In reality, Chile’s poverty rate skyrocketed to 40 percent under Pinochet, while real wages had declined by a third and one-third of Chileans were unemployed during the last years of the dictatorship. Unemployment figures do not include the many urban Chileans who worked as “car minders” earning small tips from waving orange rags at motorists pulling into parking spaces and taking the motorists’ coins to insert into parking meters, which Pinochet’s planning minister, a Friedman disciple, declared to be “a good living.” Lavish subsidies were given to large corporations, public spending was slashed and the social security system was privatized. The privatized social security system was so bad for Chilean working people that someone retiring in 2005 received less than half of what he or she would have received had they been in the old government system.

Let us not forget the humanity of those whose lives were crushed by Pinochet and Friedman.

Pinochet's soldiers show what they think of literature (photo from CIA Freedom of Information Act via Wikimedia Commons)

Pinochet’s soldiers show what they think of literature (photo from CIA Freedom of Information Act via Wikimedia Commons)

Back to the IMF paper, which defines neoliberalism blandly as “deregulation” and “a smaller role for the state.” A far better definition of neoliberalism is provided by Henry Giroux:

“As an ideology, it construes profit-making as the essence of democracy, consuming as the only operable form of citizenship, and an irrational belief in the market to solve all problems and serve as a model for structuring all social relations.”

The authors of the IMF paper gingerly work themselves up to some mild critiques, lamenting that “The benefits in terms of increased growth seem fairly difficult to establish when looking at a broad group of countries” and that “The costs in terms of increased inequality are prominent.” Furthermore, the odds of an economic crash are raised, among other problems:

“Austerity policies not only generate substantial welfare costs due to supply-side channels, they also hurt demand—and thus worsen employment and unemployment. … [I]n practice, episodes of fiscal consolidation have been followed, on average, by drops rather than by expansions in output. On average, a consolidation of 1 percent of [gross domestic product] increases the long-term unemployment rate by 0.6 percentage point and raises by 1.5 percent within five years the Gini measure of income inequality.”
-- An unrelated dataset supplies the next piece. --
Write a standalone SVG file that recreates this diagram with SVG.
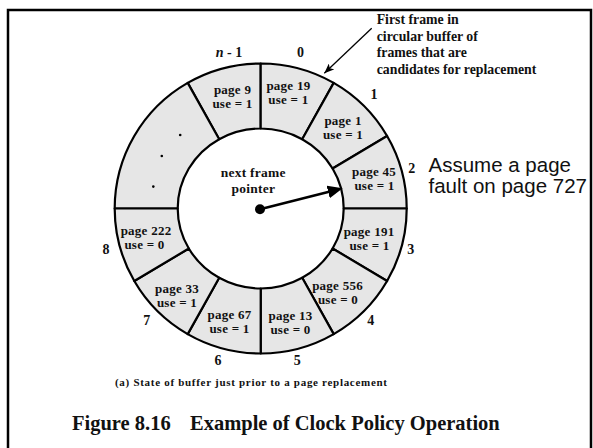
<svg xmlns="http://www.w3.org/2000/svg" width="593" height="448" viewBox="0 0 593 448">
<style>
.seg { fill: #e6e6e6; stroke: #000; stroke-width: 2.2; stroke-linejoin: round; }
.lbl { font-family: "Liberation Serif", "Times New Roman", serif; font-weight: bold; font-size: 13px; letter-spacing: 0.25px; text-anchor: middle; fill: #111; }
.num { font-family: "Liberation Serif", "Times New Roman", serif; font-weight: bold; font-size: 14px; text-anchor: middle; fill: #111; }
.ann { font-family: "Liberation Serif", "Times New Roman", serif; font-weight: bold; font-size: 13.8px; fill: #111; }
.sans { font-family: "Liberation Sans", Arial, sans-serif; font-size: 20.5px; fill: #111; }
.cap { font-family: "Liberation Serif", "Times New Roman", serif; font-weight: bold; font-size: 20.5px; fill: #111; }
.sub { font-family: "Liberation Serif", "Times New Roman", serif; font-weight: bold; font-size: 11px; fill: #111; }
</style>
<defs>
<marker id="bigHead" markerUnits="userSpaceOnUse" markerWidth="16" markerHeight="13" refX="1" refY="6.5" orient="auto">
<path d="M0,0 L15,6.5 L0,13 z" fill="#000"/>
</marker>
<marker id="smallHead" markerUnits="userSpaceOnUse" markerWidth="11" markerHeight="8" refX="10" refY="4" orient="auto">
<path d="M0,0 L10,4 L0,8 L2.5,4 z" fill="#000"/>
</marker>
</defs>
<rect width="593" height="448" fill="#fff"/>
<rect x="8" y="10" width="583" height="460" fill="none" stroke="#000" stroke-width="2.5"/>

<g id="frame-n1">
<path class="seg" d="M260.7,63.5 A146,145 0 0 0 187.7,82.9 L219.2,139.2 A83,80 0 0 1 260.7,128.5 Z"/>
<text class="lbl" x="232.5" y="94">page 9</text>
<text class="lbl" x="232.5" y="108">use = 1</text>
</g>
<g id="frame-dots">
<path class="seg" d="M187.7,82.9 A146,145 0 0 0 114.7,208.5 L177.7,208.5 A83,80 0 0 1 219.2,139.2 Z"/>
<circle cx="180.2" cy="135" r="1.3" fill="#000"/>
<circle cx="161.8" cy="156" r="1.3" fill="#000"/>
<circle cx="153.3" cy="186.6" r="1.3" fill="#000"/>
</g>
<g id="frame-0">
<path class="seg" d="M333.7,82.9 A146,145 0 0 0 260.7,63.5 L260.7,128.5 A83,80 0 0 1 302.2,139.2 Z"/>
<text class="lbl" x="288.4" y="90">page 19</text>
<text class="lbl" x="288.4" y="104">use = 1</text>
</g>
<g id="frame-1">
<path class="seg" d="M387.1,136 A146,145 0 0 0 333.7,82.9 L302.2,139.2 A83,80 0 0 1 332.6,168.5 Z"/>
<text class="lbl" x="343" y="124.5">page 1</text>
<text class="lbl" x="343" y="138.5">use = 1</text>
</g>
<g id="frame-2">
<path class="seg" d="M406.7,208.5 A146,145 0 0 0 387.1,136 L332.6,168.5 A83,80 0 0 1 343.7,208.5 Z"/>
<text class="lbl" x="374" y="176.3">page 45</text>
<text class="lbl" x="374.5" y="190.3">use = 1</text>
</g>
<g id="frame-3">
<path class="seg" d="M387.1,281 A146,145 0 0 0 406.7,208.5 L343.7,208.5 A83,80 0 0 1 332.6,248.5 Z"/>
<text class="lbl" x="369" y="236">page 191</text>
<text class="lbl" x="369.5" y="250">use = 1</text>
</g>
<g id="frame-4">
<path class="seg" d="M333.7,334.1 A146,145 0 0 0 387.1,281 L332.6,248.5 A83,80 0 0 1 302.2,277.8 Z"/>
<text class="lbl" x="337.5" y="290">page 556</text>
<text class="lbl" x="338" y="304">use = 0</text>
</g>
<g id="frame-5">
<path class="seg" d="M260.7,353.5 A146,145 0 0 0 333.7,334.1 L302.2,277.8 A83,80 0 0 1 260.7,288.5 Z"/>
<text class="lbl" x="290.5" y="319.7">page 13</text>
<text class="lbl" x="290.5" y="333.7">use = 0</text>
</g>
<g id="frame-6">
<path class="seg" d="M187.7,334.1 A146,145 0 0 0 260.7,353.5 L260.7,288.5 A83,80 0 0 1 219.2,277.8 Z"/>
<text class="lbl" x="229.5" y="319.2">page 67</text>
<text class="lbl" x="229.5" y="333.2">use = 1</text>
</g>
<g id="frame-7">
<path class="seg" d="M134.3,281 A146,145 0 0 0 187.7,334.1 L219.2,277.8 A83,80 0 0 1 188.8,248.5 Z"/>
<text class="lbl" x="177" y="292.8">page 33</text>
<text class="lbl" x="177" y="306.8">use = 1</text>
</g>
<g id="frame-8">
<path class="seg" d="M114.7,208.5 A146,145 0 0 0 134.3,281 L188.8,248.5 A83,80 0 0 1 177.7,208.5 Z"/>
<text class="lbl" x="146" y="235.3">page 222</text>
<text class="lbl" x="144.5" y="249.3">use = 0</text>
</g>

<g id="indices">
<text class="num" x="229" y="57.3"><tspan font-style="italic">n</tspan> - 1</text>
<text class="num" x="300.5" y="57.3">0</text>
<text class="num" x="374" y="99.3">1</text>
<text class="num" x="411.7" y="172.5">2</text>
<text class="num" x="410.7" y="254">3</text>
<text class="num" x="370.7" y="325">4</text>
<text class="num" x="297.3" y="365">5</text>
<text class="num" x="218" y="365">6</text>
<text class="num" x="146.7" y="325">7</text>
<text class="num" x="106" y="254">8</text>
</g>

<g id="pointer">
<text class="lbl" x="253.3" y="176.7" text-anchor="start" style="font-size:13.5px">next frame</text>
<text class="lbl" x="253.3" y="193.3" text-anchor="start" style="font-size:13.5px">pointer</text>
</g>

<g id="annotation">
<text class="ann" x="376.7" y="24">First frame in</text>
<text class="ann" x="376.7" y="40.7">circular buffer of</text>
<text class="ann" x="376.7" y="57.3">frames that are</text>
<text class="ann" x="376.7" y="74">candidates for replacement</text>
</g>

<g id="note">
<text class="sans" x="428.5" y="171.7">Assume a page</text>
<text class="sans" x="428.5" y="193.3">fault on page 727</text>
</g>

<g id="connectors">
<circle cx="260" cy="209.3" r="5" fill="#000"/>
<line x1="260" y1="209.3" x2="329.1" y2="191.7" stroke="#000" stroke-width="2.5" marker-end="url(#bigHead)"/>
<line x1="371.7" y1="28.3" x2="324.3" y2="73.3" stroke="#000" stroke-width="1.3" marker-end="url(#smallHead)"/>
</g>

<g id="captions">
<text class="sub" x="115" y="386" textLength="272" lengthAdjust="spacing">(a) State of buffer just prior to a page replacement</text>
<text class="cap" y="430"><tspan x="72">Figure 8.16</tspan><tspan x="190">Example of Clock Policy Operation</tspan></text>
</g>
</svg>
Decades of stagnant wages, hollowing out of manufacturing bases and steadily increasing inequality, augmented by unsustainable stock-market bubbles and capped by eight years and counting of economic downturn and stagnation, and that is the best the IMF can do? The paper concludes with this passage: “Policymakers, and institutions like the IMF that advise them, must be guided not by faith, but by evidence of what has worked.”

The belief in neoliberalism and austerity, or supply-side economics, or Reaganism, or Thatcherism (whatever we want to call it) has always been based on faith, at least on the part of some of those who promote it. For many other financiers and industrialists, it surely is the case is they knew just what was going to happen and cheered it all the way because they were going to benefit handsomely. Economics may be the dismal science, but dismal though classical economics is, it is far more art than science, as in the art of fleecing.